__Written request__. Produce an exact copy of the lines below that run from the line containing "Convert this chart to Observable Plot code." to the line containing "0.027, 0.024, 0.035];", inclusive; any picture is omitted.

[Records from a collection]
####

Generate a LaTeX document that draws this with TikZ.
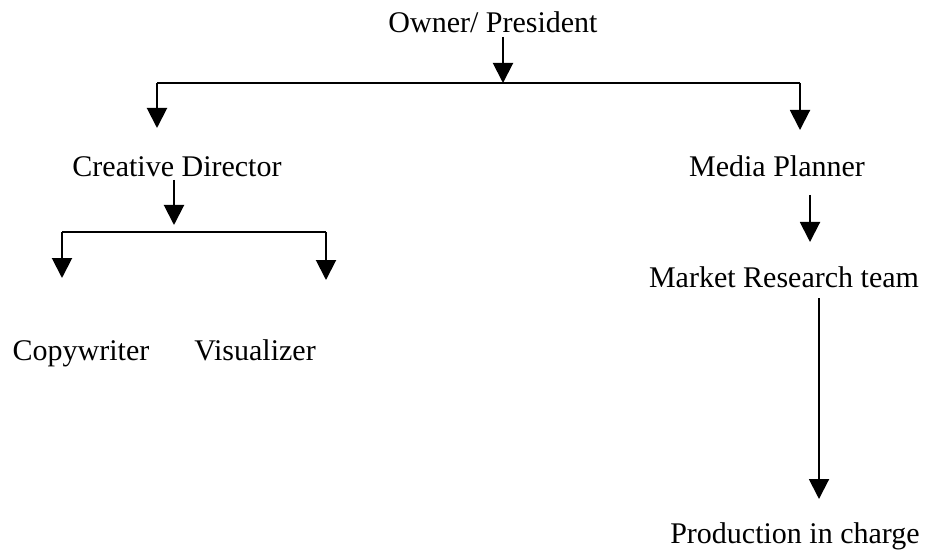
\documentclass[tikz,border=0pt]{standalone}
\usepackage{fontspec}
\setmainfont{Liberation Serif}
\usetikzlibrary{arrows.meta}
\begin{document}
\begin{tikzpicture}[x=0.75pt,y=-0.75pt,
  lbl/.style={anchor=base,inner sep=0pt,font=\fontsize{22.5}{26}\selectfont},
  conn/.style={line width=1.5pt},
  arr/.style={conn,-{Triangle[width=15pt,length=15pt]}}]
\useasboundingbox (0,0) rectangle (934,552);
% text nodes
\node[lbl] (owner) at (493,33) {Owner/ President};
\node[lbl] (cd) at (177,177) {Creative Director};
\node[lbl] (mp) at (777,177) {Media Planner};
\node[lbl] (mr) at (784,287) {Market Research team};
\node[lbl] (cw) at (81,360) {Copywriter};
\node[lbl] (vis) at (255,360) {Visualizer};
\node[lbl] (prod) at (795,543) {Production in charge};
% junction coordinates
\coordinate (ownerOut) at (503,37);
\coordinate (busA) at (503,83);
\coordinate (busAL) at (157,83);
\coordinate (busAR) at (800,83);
\coordinate (cdIn) at (157,128);
\coordinate (mpIn) at (800,130);
\coordinate (cdOut) at (174,180);
\coordinate (busB) at (174,225);
\coordinate (busBL) at (62,232);
\coordinate (busBR) at (326,232);
\coordinate (cwIn) at (62,278);
\coordinate (visIn) at (326,280);
\coordinate (mpOut) at (810,195);
\coordinate (mrIn) at (810,242);
\coordinate (mrOut) at (819,298);
\coordinate (prodIn) at (819,499);
% connectors
\draw[arr] (ownerOut) -- (busA);
\draw[conn] (busAL) -- (busAR);
\draw[arr] (busAL) -- (cdIn);
\draw[arr] (busAR) -- (mpIn);
\draw[arr] (cdOut) -- (busB);
\draw[conn] (busBL) -- (busBR);
\draw[arr] (busBL) -- (cwIn);
\draw[arr] (busBR) -- (visIn);
\draw[arr] (mpOut) -- (mrIn);
\draw[arr] (mrOut) -- (prodIn);
\end{tikzpicture}
\end{document}
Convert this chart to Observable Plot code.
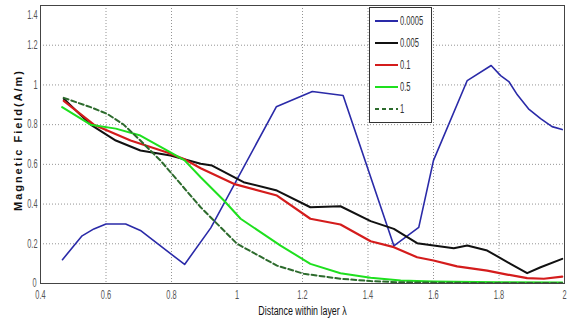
<!DOCTYPE html>
<html>
<head>
<meta charset="utf-8">
<script src="https://cdn.jsdelivr.net/npm/d3@7"></script>
<script src="https://cdn.jsdelivr.net/npm/@observablehq/plot@0.6"></script>
<style>
  html, body { margin: 0; padding: 0; background: #fff; }
  #wrap { position: relative; width: 577px; height: 322px; }
  #legend { position: absolute; left: 369px; top: 7px; width: 63px; height: 116px;
    border: 1px solid #333; background: #fff; box-sizing: border-box;
    font-family: "Liberation Sans", Arial, sans-serif; font-size: 12px; color: #333; }
  .row { position: absolute; left: 4px; height: 12px; display: flex; align-items: center; white-space: nowrap; }
  .row svg { margin-right: 1px; flex: none; }
  .row span { display: inline-block; transform: scaleX(0.63); transform-origin: left center; }
</style>
</head>
<body>
<div id="wrap"><div id="legend"></div></div>
<script>
const seriesNames = ["0.0005", "0.005", "0.1", "0.5", "1"];
const seriesColors = ["#2a2aa8", "#111111", "#d41c1c", "#1ee01e", "#2d6b2d"];

const blueX = [0.467, 0.527, 0.563, 0.6, 0.66, 0.705, 0.84, 0.92, 1.12, 1.23, 1.324, 1.479, 1.555, 1.6, 1.703, 1.776, 1.805, 1.83, 1.856, 1.89, 1.927, 1.962, 1.993];
const blueY = [0.12, 0.24, 0.275, 0.30, 0.30, 0.267, 0.096, 0.28, 0.89, 0.967, 0.947, 0.19, 0.283, 0.62, 1.022, 1.098, 1.047, 1.017, 0.95, 0.88, 0.83, 0.79, 0.775];

const blackX = [0.471, 0.553, 0.63, 0.705, 0.797, 0.889, 0.924, 1.02, 1.122, 1.224, 1.316, 1.408, 1.479, 1.55, 1.662, 1.703, 1.764, 1.835, 1.886, 1.927, 1.993];
const blackY = [0.93, 0.80, 0.72, 0.67, 0.645, 0.603, 0.594, 0.51, 0.468, 0.384, 0.389, 0.314, 0.275, 0.203, 0.178, 0.191, 0.166, 0.099, 0.052, 0.082, 0.124];

const redX = [0.471, 0.563, 0.675, 0.787, 0.84, 0.889, 0.99, 1.122, 1.224, 1.316, 1.408, 1.479, 1.55, 1.6, 1.672, 1.764, 1.825, 1.886, 1.937, 1.993];
const redY = [0.92, 0.80, 0.72, 0.66, 0.625, 0.58, 0.502, 0.443, 0.326, 0.297, 0.213, 0.183, 0.132, 0.116, 0.086, 0.065, 0.045, 0.027, 0.024, 0.035];

const greenX = [0.466, 0.553, 0.63, 0.705, 0.797, 0.84, 0.889, 0.96, 1.011, 1.133, 1.224, 1.316, 1.408, 1.5, 1.6, 1.8, 1.993];
const greenY = [0.888, 0.80, 0.78, 0.745, 0.66, 0.62, 0.535, 0.418, 0.326, 0.191, 0.099, 0.052, 0.029, 0.015, 0.01, 0.006, 0.005];

const dashX = [0.471, 0.553, 0.604, 0.654, 0.705, 0.756, 0.766, 0.889, 1.0, 1.122, 1.204, 1.316, 1.408, 1.5, 1.7, 1.993];
const dashY = [0.935, 0.888, 0.854, 0.80, 0.72, 0.636, 0.62, 0.384, 0.2, 0.09, 0.049, 0.024, 0.012, 0.006, 0.003, 0.003];

const xTicks = [0.4, 0.6, 0.8, 1, 1.2, 1.4, 1.6, 1.8, 2];
const xTickLabels = ["0.4", "0.6", "0.8", "1", "1.2", "1.4", "1.6", "1.8", "2"];
const yTicks = [0, 0.2, 0.4, 0.6, 0.8, 1, 1.2, 1.4];
const yTickLabels = ["0", "0.2", "0.4", "0.6", "0.8", "1", "1.2", "1.4"];

const xs = [blueX, blackX, redX, greenX, dashX];
const ys = [blueY, blackY, redY, greenY, dashY];
const data = [];
seriesNames.forEach((s, i) => xs[i].forEach((x, j) => data.push({series: s, x, y: ys[i][j]})));

const widths = [1.6, 2, 2.2, 2, 2];
const font = '"Liberation Sans", Arial, sans-serif';

const lineMarks = seriesNames.map((s, i) =>
  Plot.line(data.filter(d => d.series === s), {
    x: "x", y: "y", stroke: seriesColors[i], strokeWidth: widths[i],
    strokeDasharray: s === "1" ? "5,3" : null, curve: "linear"
  }));

const chart = Plot.plot({
  width: 577, height: 322,
  marginLeft: 40, marginRight: 13, marginTop: 5, marginBottom: 39,
  style: {fontFamily: font, fontSize: "12px", color: "#555", background: "#fff"},
  x: {domain: [0.4, 2]},
  y: {domain: [0, 1.4]},
  marks: [
    Plot.gridX(xTicks, {stroke: "#888", strokeOpacity: 0.9, strokeDasharray: "1,2"}),
    Plot.gridY(yTicks, {stroke: "#888", strokeOpacity: 0.9, strokeDasharray: "1,2"}),
    Plot.axisX({ticks: xTicks, tickFormat: d => xTickLabels[xTicks.indexOf(d)], tickSize: 0, tickPadding: 7,
      label: "Distance within layer λ", labelAnchor: "center", labelArrow: "none", labelOffset: 31, fill: "#555"}),
    Plot.axisY({ticks: yTicks, tickFormat: d => yTickLabels[yTicks.indexOf(d)], tickSize: 0, tickPadding: 3, label: null, fill: "#555"}),
    ...lineMarks,
    Plot.frame({stroke: "#444", strokeWidth: 1})
  ]
});

const wrap = document.getElementById("wrap");
wrap.insertBefore(chart, wrap.firstChild);

function condense(t, factor) {
  const L = t.getComputedTextLength();
  t.setAttribute("textLength", (L * factor).toFixed(1));
  t.setAttribute("lengthAdjust", "spacingAndGlyphs");
}
chart.querySelectorAll("g[aria-label='x-axis tick label'] text, g[aria-label='y-axis tick label'] text")
  .forEach(t => condense(t, 0.62));
chart.querySelectorAll("g[aria-label='y-axis tick label'] text").forEach(t => {
  if (t.textContent === "1.4") t.setAttribute("dy", "0.8em");
  if (t.textContent === "0") { t.setAttribute("dy", "-0.05em"); t.setAttribute("dx", "-1"); }
});
chart.querySelectorAll("g[aria-label='x-axis label'] text").forEach(t => {
  t.setAttribute("fill", "#111");
  condense(t, 0.74);
});

// y axis label as rotated bold text
const svgNS = "http://www.w3.org/2000/svg";
const yl = document.createElementNS(svgNS, "text");
yl.setAttribute("transform", "translate(22,141) rotate(-90)");
yl.setAttribute("text-anchor", "middle");
yl.setAttribute("font-family", "Liberation Sans, Arial, sans-serif");
yl.setAttribute("font-weight", "bold");
yl.setAttribute("font-size", "11");
yl.setAttribute("fill", "#111");
yl.textContent = "Magnetic Field(A/m)";
chart.appendChild(yl);
yl.setAttribute("textLength", "140");
yl.setAttribute("lengthAdjust", "spacing");

// Legend
const legend = document.getElementById("legend");
seriesNames.forEach((s, i) => {
  const row = document.createElement("div");
  row.className = "row";
  row.style.top = (7 + i * 22) + "px";
  row.innerHTML = `<svg width="25" height="10"><line x1="1" x2="24" y1="5" y2="5" stroke="${seriesColors[i]}" stroke-width="2" ${s === "1" ? 'stroke-dasharray="4,3"' : ''}/></svg><span>${s}</span>`;
  legend.appendChild(row);
});
</script>
</body>
</html>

####

__Response to this task__.
Convert this chart to Observable Plot code.
<!DOCTYPE html>
<html>
<head>
<meta charset="utf-8">
<script src="https://cdn.jsdelivr.net/npm/d3@7"></script>
<script src="https://cdn.jsdelivr.net/npm/@observablehq/plot@0.6"></script>
<style>
  html, body { margin: 0; padding: 0; background: #fff; }
  #wrap { position: relative; width: 577px; height: 322px; }
  #legend { position: absolute; left: 369px; top: 7px; width: 63px; height: 116px;
    border: 1px solid #333; background: #fff; box-sizing: border-box;
    font-family: "Liberation Sans", Arial, sans-serif; font-size: 12px; color: #333; }
  .row { position: absolute; left: 4px; height: 12px; display: flex; align-items: center; white-space: nowrap; }
  .row svg { margin-right: 1px; flex: none; }
  .row span { display: inline-block; transform: scaleX(0.63); transform-origin: left center; }
</style>
</head>
<body>
<div id="wrap"><div id="legend"></div></div>
<script>
const seriesNames = ["0.0005", "0.005", "0.1", "0.5", "1"];
const seriesColors = ["#2a2aa8", "#111111", "#d41c1c", "#1ee01e", "#2d6b2d"];

const blueX = [0.467, 0.527, 0.563, 0.6, 0.66, 0.705, 0.84, 0.92, 1.12, 1.23, 1.324, 1.479, 1.555, 1.6, 1.703, 1.776, 1.805, 1.83, 1.856, 1.89, 1.927, 1.962, 1.993];
const blueY = [0.12, 0.24, 0.275, 0.30, 0.30, 0.267, 0.096, 0.28, 0.89, 0.967, 0.947, 0.19, 0.283, 0.62, 1.022, 1.098, 1.047, 1.017, 0.95, 0.88, 0.83, 0.79, 0.775];

const blackX = [0.471, 0.553, 0.63, 0.705, 0.797, 0.889, 0.924, 1.02, 1.122, 1.224, 1.316, 1.408, 1.479, 1.55, 1.662, 1.703, 1.764, 1.835, 1.886, 1.927, 1.993];
const blackY = [0.93, 0.80, 0.72, 0.67, 0.645, 0.603, 0.594, 0.51, 0.468, 0.384, 0.389, 0.314, 0.275, 0.203, 0.178, 0.191, 0.166, 0.099, 0.052, 0.082, 0.124];

const redX = [0.471, 0.563, 0.675, 0.787, 0.84, 0.889, 0.99, 1.122, 1.224, 1.316, 1.408, 1.479, 1.55, 1.6, 1.672, 1.764, 1.825, 1.886, 1.937, 1.993];
const redY = [0.92, 0.80, 0.72, 0.66, 0.625, 0.58, 0.502, 0.443, 0.326, 0.297, 0.213, 0.183, 0.132, 0.116, 0.086, 0.065, 0.045, 0.027, 0.024, 0.035];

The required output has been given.